Vanaf ongeveer mijn 50e had ik ineens een zware vorm van hallux valgus. Van de ene dag op de andere had ik een helse pijn in mijn voeten. Ik kon nauwelijks lopen op de sandalen die ik toen aan had. Dit overkwam me plotseling op een vakantie in Malgrat de Mar met mijn tweede echtgenoot en het gezin van mijn oudste dochter. Ik zocht wanhopig op een markt naar een schoen die verlichting kon geven bij het lopen. Ik weet nog dat mijn toenmalige schoonzoon me uitlachte. Hij had, denk ik, geen idee hoe een pijn in mijn voeten ik op dat moment had.

De jaren daarop ging ik elk jaar langs bij een podoloog die me steunzolen verschafte. Ik kon al die jaren voor schoenen alleen terecht in speciale schoenenwinkels voor mensen met moeilijke voeten.

Tot ik, een jaar of zes geleden, geopereerd werd aan de ergste hallux valgus-voet met jubelteen. Enkele jaren later aan de andere voet. Sindsdien loop ik op wolken op sportschoenen met een brede leest.

Het is moeilijk uit te leggen aan mensen hoe een opluchting het is als je van altijd pijn na een uurtje lopen ineens gewoon goed kan lopen zonder pijn.
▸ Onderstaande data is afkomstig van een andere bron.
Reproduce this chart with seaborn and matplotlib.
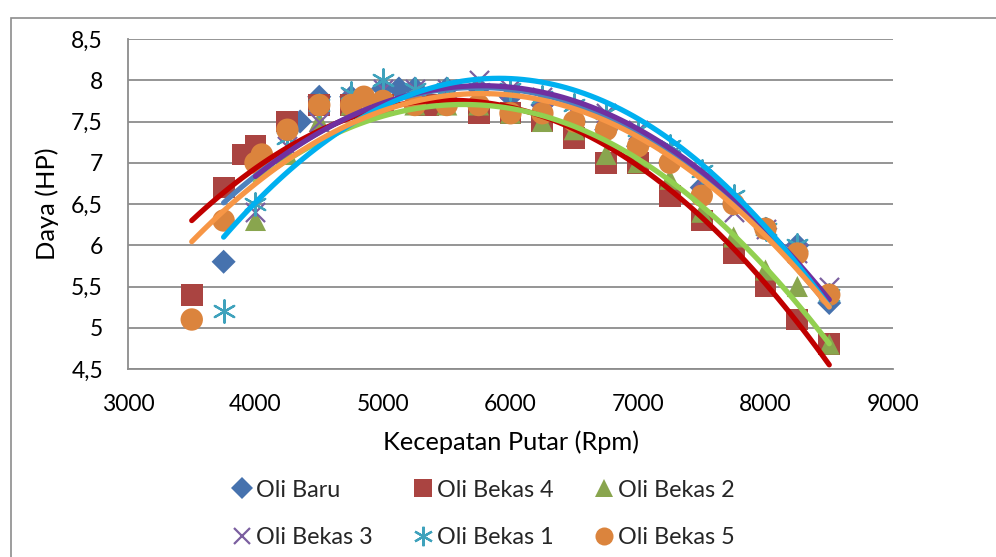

En daarnaast ook: hoe een opluchting het is dat je in de winkel altijd voldoende geld hebt om af te rekenen. Dat je portemonnee niet ineens leger blijkt te zijn dan je dacht omdat je echtgenoot er geld uit heeft gehaald voor de koffieshop, zodat je moet kiezen of je de kaas of het fruit zal terugleggen. En dat ik, wanneer ik iets nodig heb, het me kan permitteren. Ik heb dat lang niet gekund buiten mijn schuld. Wat ik daaraan over heb gehouden is dat ik zeer economisch omga met mijn geld, spullen en voedsel. En dat ik besef dat een overvloed aan middelen niet vanzelfsprekend is. Voor mij is het alleen belangrijk voldoende te hebben. Meer hoef ik niet.

Mijn kinderen hebben het nu allemaal heel goed door het harde werken dat ze doen en de kwaliteiten die ze hebben. Maar nog steeds zie ik dat ze volop kunnen genieten van wat ze hebben en meemaken. Mijn oudste dochter, die het bijzonder goed heeft, is nog steeds iemand die geen eten zal weggooien. Ik zie dat mijn kinderen hun kinderen veel meer verwennen met materiële zaken dan ik hun ooit heb kunnen verwennen. Maar alsnog nemen mijn kinderen mij dat niet kwalijk en zeggen zij dat ze een fijne jeugd hebben gehad. Ze beseffen heel goed wat de waarde is van alles door wat ze hebben meegemaakt, evenals ik.